*Information provided*.
——————————

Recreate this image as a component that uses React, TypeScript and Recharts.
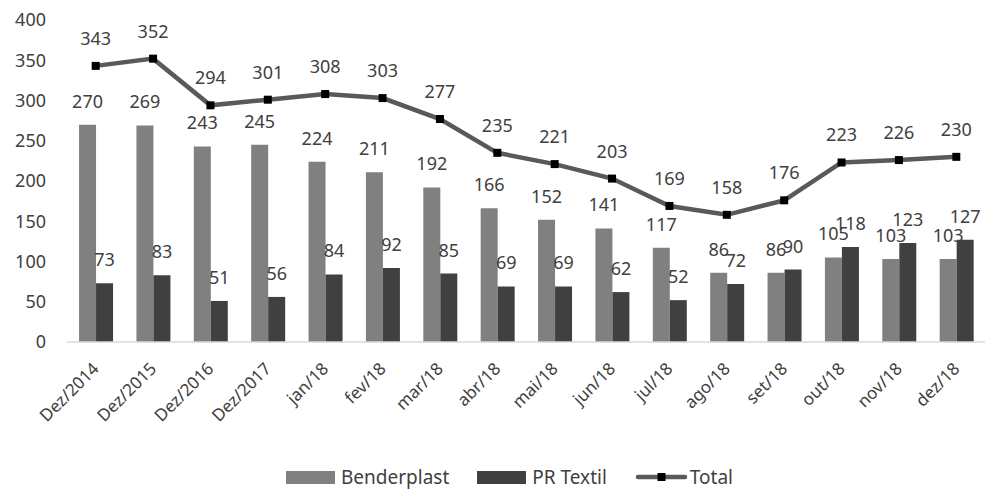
import { Bar, ComposedChart, LabelList, Legend, Line, XAxis, YAxis } from 'recharts';

const categories = [
  'Dez/2014', 'Dez/2015', 'Dez/2016', 'Dez/2017', 'jan/18', 'fev/18', 'mar/18', 'abr/18',
  'mai/18', 'jun/18', 'jul/18', 'ago/18', 'set/18', 'out/18', 'nov/18', 'dez/18',
];
const benderplast = [270, 269, 243, 245, 224, 211, 192, 166, 152, 141, 117, 86, 86, 105, 103, 103];
const prTextil = [73, 83, 51, 56, 84, 92, 85, 69, 69, 62, 52, 72, 90, 118, 123, 127];
const total = [343, 352, 294, 301, 308, 303, 277, 235, 221, 203, 169, 158, 176, 223, 226, 230];
const yTicks = [0, 50, 100, 150, 200, 250, 300, 350, 400];

const data = categories.map((name, i) => ({
  name,
  benderplast: benderplast[i],
  prTextil: prTextil[i],
  total: total[i],
}));

const FONT = '"Noto Sans", sans-serif';
const TEXT = '#404040';

const SquareDot = (props: any) => {
  const { cx, cy } = props;
  if (cx == null || cy == null) return null;
  return <rect x={cx - 4} y={cy - 4} width={8} height={8} fill="#000" />;
};

const XTick = (props: any) => {
  const { x, y, payload } = props;
  return (
    <g transform={`translate(${x},${y})`}>
      <text
        x={0}
        y={0}
        dy={17}
        dx={-11}
        textAnchor="end"
        transform="rotate(-45)"
        fill={TEXT}
        fontSize={17}
        fontFamily={FONT}
      >
        {payload.value}
      </text>
    </g>
  );
};

const LegendContent = () => (
  <div
    style={{
      display: 'flex',
      justifyContent: 'center',
      alignItems: 'center',
      gap: 28,
      fontFamily: FONT,
      fontSize: 19,
      color: TEXT,
      height: 24,
      paddingLeft: 34,
    }}
  >
    <span style={{ display: 'flex', alignItems: 'center', gap: 6 }}>
      <span style={{ width: 49, height: 13, background: '#808080', display: 'inline-block' }} />
      Benderplast
    </span>
    <span style={{ display: 'flex', alignItems: 'center', gap: 6 }}>
      <span style={{ width: 49, height: 13, background: '#404040', display: 'inline-block' }} />
      PR Textil
    </span>
    <span style={{ display: 'flex', alignItems: 'center', gap: 2 }}>
      <svg width={53} height={14}>
        <line x1={3} y1={7} x2={50} y2={7} stroke="#595959" strokeWidth={4.5} strokeLinecap="round" />
        <rect x={22.5} y={3} width={8} height={8} fill="#000" />
      </svg>
      Total
    </span>
  </div>
);

export default function App() {
  return (
    <div style={{ position: 'absolute', left: 0, top: 0, width: 986, height: 489, background: '#fff' }}>
      <ComposedChart
        width={986}
        height={489}
        data={data}
        margin={{ top: 20, right: 1, bottom: 0, left: 0 }}
        barCategoryGap="21%"
        barGap={0}
      >
        <XAxis
          dataKey="name"
          interval={0}
          tickLine={false}
          axisLine={{ stroke: '#d9d9d9', strokeWidth: 1.5 }}
          height={123}
          tick={<XTick />}
        />
        <YAxis
          domain={[0, 400]}
          ticks={yTicks}
          width={67}
          axisLine={false}
          tickLine={false}
          tickMargin={15}
          tick={{ fill: TEXT, fontSize: 18, fontFamily: FONT }}
        />
        <Legend verticalAlign="bottom" height={24} content={<LegendContent />} />
        <Bar dataKey="benderplast" name="Benderplast" fill="#808080" isAnimationActive={false}>
          <LabelList dataKey="benderplast" position="top" offset={17} fill={TEXT} fontSize={18} fontFamily={FONT} />
        </Bar>
        <Bar dataKey="prTextil" name="PR Textil" fill="#404040" isAnimationActive={false}>
          <LabelList dataKey="prTextil" position="top" offset={17} fill={TEXT} fontSize={18} fontFamily={FONT} />
        </Bar>
        <Line
          type="linear"
          dataKey="total"
          name="Total"
          stroke="#595959"
          strokeWidth={4.5}
          dot={<SquareDot />}
          activeDot={false}
          isAnimationActive={false}
        >
          <LabelList dataKey="total" position="top" offset={21} fill={TEXT} fontSize={18} fontFamily={FONT} />
        </Line>
      </ComposedChart>
    </div>
  );
}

——————————

*Exercise goal*.
Transcribe exactly, with no pictures, the lines running from the first line of the material through the line holding "Line, XAxis, YAxis".

*Exercise output*.
Recreate this image as a component that uses React, TypeScript and Recharts.
import { Bar, ComposedChart, LabelList, Legend, Line, XAxis, YAxis } from 'recharts';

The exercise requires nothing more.